* _Exercise goal_:
Begin with the first line of the material and write out each line exactly, ending with the line that contains "Y, open hexagon". Pictures are not part of the copy.

* _Stored data_:
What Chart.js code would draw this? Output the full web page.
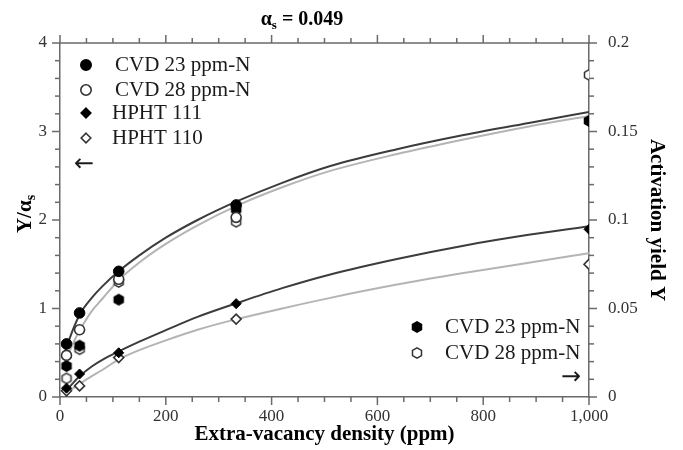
<!DOCTYPE html>
<html>
<head>
<meta charset="utf-8">
<script src="https://cdn.jsdelivr.net/npm/chart.js@4.4.1/dist/chart.umd.min.js"></script>
<style>
  html, body { margin: 0; padding: 0; background: #fff; }
  #wrap { width: 683px; height: 450px; }
</style>
</head>
<body>
<div id="wrap"><canvas id="mainChart" width="683" height="450"></canvas></div>
<script>
    // measured points (x = extra-vacancy density, ppm)
    const densityPpm   = [12.3, 37, 111, 333, 1000];
    const cvd23Ratio   = [0.60, 0.95, 1.42, 2.17, null];   // Y/as, filled circle
    const cvd28Ratio   = [0.47, 0.76, 1.33, 2.03, null];   // Y/as, open circle
    const hpht111Ratio = [0.10, 0.26, 0.50, 1.055, 1.895]; // Y/as, filled diamond
    const hpht110Ratio = [0.07, 0.125, 0.445, 0.88, 1.50]; // Y/as, open diamond
    const cvd23Yield   = [0.0175, 0.029, 0.055, 0.106, 0.156]; // Y, filled hexagon
    const cvd28Yield   = [0.0105, 0.027, 0.065, 0.099, 0.182]; // Y, open hexagon

    // fitted curves
    const fitX          = [10, 25, 39, 60, 80, 111, 150, 200, 260, 334, 420, 511, 637, 763, 889, 1000];
    const fitCvd23      = [0.52, 0.77, 0.95, 1.12, 1.25, 1.42, 1.60, 1.80, 2.00, 2.21, 2.42, 2.61, 2.80, 2.96, 3.10, 3.22];
    const fitCvd28      = [0.40, 0.61, 0.77, 0.97, 1.11, 1.32, 1.52, 1.73, 1.94, 2.16, 2.37, 2.555, 2.745, 2.91, 3.06, 3.175];
    const fitHpht111    = [0.06, 0.16, 0.245, 0.345, 0.42, 0.515, 0.625, 0.755, 0.905, 1.06, 1.23, 1.385, 1.56, 1.71, 1.835, 1.93];
    const fitHpht110    = [0.045, 0.10, 0.155, 0.235, 0.305, 0.425, 0.53, 0.64, 0.76, 0.88, 1.00, 1.12, 1.27, 1.40, 1.52, 1.625];

    const xTicks = { min: 0, max: 1000, major: 200, minor: 50 };
    const yTicks = { min: 0, max: 4, major: 1, minor: 0.2 };
    const y2Ticks = { min: 0, max: 0.2, major: 0.05, minor: 0.01 };

    const serif = '"Liberation Serif", "Times New Roman", serif';
    const axisColor = '#6a6a6a';
    const darkLine = '#3c3c3c';
    const lightLine = '#b4b4b4';

    function pts(xs, ys) {
      const out = [];
      xs.forEach((x, i) => { if (ys[i] != null) out.push({ x, y: ys[i] }); });
      return out;
    }

    // little hexagon images for the yield markers
    function makeHex(filled) {
      const c = document.createElement('canvas');
      c.width = 14; c.height = 14;
      const g = c.getContext('2d');
      g.beginPath();
      for (let k = 0; k < 6; k++) {
        const a = Math.PI / 6 + k * Math.PI / 3;
        const px = 7 + 5.2 * Math.cos(a), py = 7 + 5.2 * Math.sin(a);
        k ? g.lineTo(px, py) : g.moveTo(px, py);
      }
      g.closePath();
      g.fillStyle = filled ? '#000' : '#fff';
      g.fill();
      g.lineWidth = 1.5;
      g.strokeStyle = filled ? '#000' : '#333';
      g.stroke();
      return c;
    }
    const hexFilled = makeHex(true);
    const hexOpen = makeHex(false);

    function markerSet(label, ys, style, filled, radius, axis) {
      return {
        label,
        data: pts(densityPpm, ys),
        yAxisID: axis,
        pointStyle: style,
        pointRadius: radius,
        pointBorderWidth: filled ? 1 : 1.6,
        pointBackgroundColor: filled ? '#000' : '#fff',
        pointBorderColor: filled ? '#000' : '#333',
        showLine: false,
        order: 0
      };
    }

    function curveSet(label, ys, color) {
      return {
        label,
        data: pts(fitX, ys),
        yAxisID: 'y',
        showLine: true,
        borderColor: color,
        borderWidth: 2,
        pointRadius: 0,
        cubicInterpolationMode: 'monotone',
        fill: false,
        order: 1
      };
    }

    function line(ctx, x1, y1, x2, y2) {
      ctx.beginPath();
      ctx.moveTo(x1, y1);
      ctx.lineTo(x2, y2);
      ctx.stroke();
    }

    // major + minor tick marks on all four sides, and the top frame line
    const tickPlugin = {
      id: 'tickMarks',
      afterDraw(chart) {
        const { ctx, chartArea: a, scales } = chart;
        ctx.save();
        ctx.strokeStyle = axisColor;
        ctx.lineWidth = 1.5;
        line(ctx, a.left, a.top, a.right + 0.75, a.top);
        const nx = Math.round((xTicks.max - xTicks.min) / xTicks.minor);
        for (let i = 0; i <= nx; i++) {
          const v = xTicks.min + i * xTicks.minor;
          const px = scales.x.getPixelForValue(v);
          const len = i % (xTicks.major / xTicks.minor) === 0 ? 8 : 5;
          line(ctx, px, a.bottom, px, a.bottom + len);
          line(ctx, px, a.top, px, a.top - len);
        }
        const ny = Math.round((yTicks.max - yTicks.min) / yTicks.minor);
        for (let i = 0; i <= ny; i++) {
          const py = scales.y.getPixelForValue(yTicks.min + i * yTicks.minor);
          const len = i % 5 === 0 ? 8 : 5;
          line(ctx, a.left - len, py, a.left, py);
        }
        const ny2 = Math.round((y2Ticks.max - y2Ticks.min) / y2Ticks.minor);
        for (let i = 0; i <= ny2; i++) {
          const py = scales.y2.getPixelForValue(y2Ticks.min + i * y2Ticks.minor);
          const len = i % 5 === 0 ? 8 : 5;
          line(ctx, a.right, py, a.right + len, py);
        }
        ctx.restore();
      }
    };

    function drawRun(ctx, parts, x, y) {
      // parts: [text, font, baseline shift]; centred on x
      let total = 0;
      parts.forEach(p => { ctx.font = p[1]; total += ctx.measureText(p[0]).width; });
      let cx = x - total / 2;
      parts.forEach(p => {
        ctx.font = p[1];
        ctx.fillText(p[0], cx, y + p[2]);
        cx += ctx.measureText(p[0]).width;
      });
    }

    function drawMarker(ctx, kind, x, y) {
      ctx.save();
      ctx.lineWidth = 1.6;
      if (kind === 'hexFilled' || kind === 'hexOpen') {
        const img = kind === 'hexFilled' ? hexFilled : hexOpen;
        ctx.drawImage(img, x - 7, y - 7);
      } else if (kind.startsWith('circle')) {
        ctx.beginPath();
        ctx.arc(x, y, 5.2, 0, Math.PI * 2);
        ctx.fillStyle = kind === 'circleFilled' ? '#000' : '#fff';
        ctx.strokeStyle = kind === 'circleFilled' ? '#000' : '#333';
        ctx.fill(); ctx.stroke();
      } else {
        ctx.beginPath();
        ctx.moveTo(x, y - 4.8); ctx.lineTo(x + 4.8, y); ctx.lineTo(x, y + 4.8); ctx.lineTo(x - 4.8, y);
        ctx.closePath();
        ctx.fillStyle = kind === 'diamondFilled' ? '#000' : '#fff';
        ctx.strokeStyle = kind === 'diamondFilled' ? '#000' : '#333';
        ctx.fill(); ctx.stroke();
      }
      ctx.restore();
    }

    const leftLegend = [
      ['circleFilled', 'CVD 23 ppm-N', 115, 65],
      ['circleOpen', 'CVD 28 ppm-N', 115, 90],
      ['diamondFilled', 'HPHT 111', 112, 113],
      ['diamondOpen', 'HPHT 110', 112, 138]
    ];
    const rightLegend = [
      ['hexFilled', 'CVD 23 ppm-N', 445, 327],
      ['hexOpen', 'CVD 28 ppm-N', 445, 353]
    ];

    const textPlugin = {
      id: 'extraText',
      afterDraw(chart) {
        const ctx = chart.ctx;
        ctx.save();
        ctx.fillStyle = '#000';
        ctx.textBaseline = 'alphabetic';
        drawRun(ctx, [['α', 'bold 20px ' + serif, 0], ['s', 'bold 13px ' + serif, 4], [' = 0.049', 'bold 20px ' + serif, 0]], 302, 25);

        ctx.save();
        ctx.translate(31, 214);
        ctx.rotate(-Math.PI / 2);
        drawRun(ctx, [['Y/α', 'bold 21px ' + serif, 0], ['s', 'bold 14px ' + serif, 4]], 0, 0);
        ctx.restore();

        ctx.fillStyle = '#1a1a1a';
        ctx.textBaseline = 'middle';
        ctx.font = '21px ' + serif;
        leftLegend.forEach(r => {
          drawMarker(ctx, r[0], 86, r[3]);
          ctx.fillText(r[1], r[2], r[3]);
        });
        rightLegend.forEach(r => {
          drawMarker(ctx, r[0], 417, r[3]);
          ctx.fillText(r[1], r[2], r[3]);
        });
        ctx.font = '24px "DejaVu Sans", sans-serif';
        ctx.fillText('←', 74, 165);
        ctx.fillText('→', 561, 378);
        ctx.restore();
      }
    };

    const tickFont = { family: serif, size: 17 };

    window.addEventListener('DOMContentLoaded', () => {
      const ctx = document.getElementById('mainChart').getContext('2d');
      new Chart(ctx, {
        type: 'scatter',
        data: {
          datasets: [
            markerSet('CVD 23 ppm-N', cvd23Ratio, 'circle', true, 5.3, 'y'),
            markerSet('CVD 28 ppm-N', cvd28Ratio, 'circle', false, 5, 'y'),
            markerSet('HPHT 111', hpht111Ratio, 'rectRot', true, 5, 'y'),
            markerSet('HPHT 110', hpht110Ratio, 'rectRot', false, 5, 'y'),
            markerSet('CVD 23 ppm-N (Y)', cvd23Yield, hexFilled, true, 6, 'y2'),
            markerSet('CVD 28 ppm-N (Y)', cvd28Yield, hexOpen, false, 6, 'y2'),
            curveSet('fit CVD 23', fitCvd23, darkLine),
            curveSet('fit CVD 28', fitCvd28, lightLine),
            curveSet('fit HPHT 111', fitHpht111, darkLine),
            curveSet('fit HPHT 110', fitHpht110, lightLine)
          ]
        },
        options: {
          responsive: false,
          animation: false,
          devicePixelRatio: 1,
          layout: { padding: { top: 43, left: 0, right: 0, bottom: 0 } },
          plugins: {
            legend: { display: false },
            tooltip: { enabled: false }
          },
          scales: {
            x: {
              type: 'linear',
              position: 'bottom',
              min: xTicks.min,
              max: xTicks.max,
              ticks: { stepSize: xTicks.major, padding: 9, color: '#333', font: tickFont, maxRotation: 0, autoSkip: false },
              grid: { display: true, drawOnChartArea: false, drawTicks: false },
              border: { color: axisColor, width: 1.5 },
              title: { display: true, text: 'Extra-vacancy density (ppm)', color: '#000',
                       font: { family: serif, size: 21, weight: 'bold' }, padding: { top: 0, bottom: 3 } },
              afterFit: (s) => { s.height = 53; }
            },
            y: {
              type: 'linear',
              position: 'left',
              min: yTicks.min,
              max: yTicks.max,
              ticks: { stepSize: yTicks.major, padding: 13, color: '#333', font: tickFont },
              grid: { display: true, drawOnChartArea: false, drawTicks: false },
              border: { color: axisColor, width: 1.5 },
              afterFit: (s) => { s.width = 60; }
            },
            y2: {
              type: 'linear',
              position: 'right',
              min: y2Ticks.min,
              max: y2Ticks.max,
              ticks: { stepSize: y2Ticks.major, padding: 19, color: '#333', font: tickFont,
                       format: { minimumFractionDigits: 0, maximumFractionDigits: 2 } },
              grid: { display: true, drawOnChartArea: false, drawTicks: false },
              border: { color: axisColor, width: 1.5 },
              title: { display: true, text: 'Activation yield Y', color: '#000',
                       font: { family: serif, size: 21, weight: 'bold' }, padding: { top: 14, bottom: 0 } },
              afterFit: (s) => { s.width = 94; }
            }
          }
        },
        plugins: [tickPlugin, textPlugin]
      });
    });
</script>
</body>
</html>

* _Worked answer_:
What Chart.js code would draw this? Output the full web page.
<!DOCTYPE html>
<html>
<head>
<meta charset="utf-8">
<script src="https://cdn.jsdelivr.net/npm/chart.js@4.4.1/dist/chart.umd.min.js"></script>
<style>
  html, body { margin: 0; padding: 0; background: #fff; }
  #wrap { width: 683px; height: 450px; }
</style>
</head>
<body>
<div id="wrap"><canvas id="mainChart" width="683" height="450"></canvas></div>
<script>
    // measured points (x = extra-vacancy density, ppm)
    const densityPpm   = [12.3, 37, 111, 333, 1000];
    const cvd23Ratio   = [0.60, 0.95, 1.42, 2.17, null];   // Y/as, filled circle
    const cvd28Ratio   = [0.47, 0.76, 1.33, 2.03, null];   // Y/as, open circle
    const hpht111Ratio = [0.10, 0.26, 0.50, 1.055, 1.895]; // Y/as, filled diamond
    const hpht110Ratio = [0.07, 0.125, 0.445, 0.88, 1.50]; // Y/as, open diamond
    const cvd23Yield   = [0.0175, 0.029, 0.055, 0.106, 0.156]; // Y, filled hexagon
    const cvd28Yield   = [0.0105, 0.027, 0.065, 0.099, 0.182]; // Y, open hexagon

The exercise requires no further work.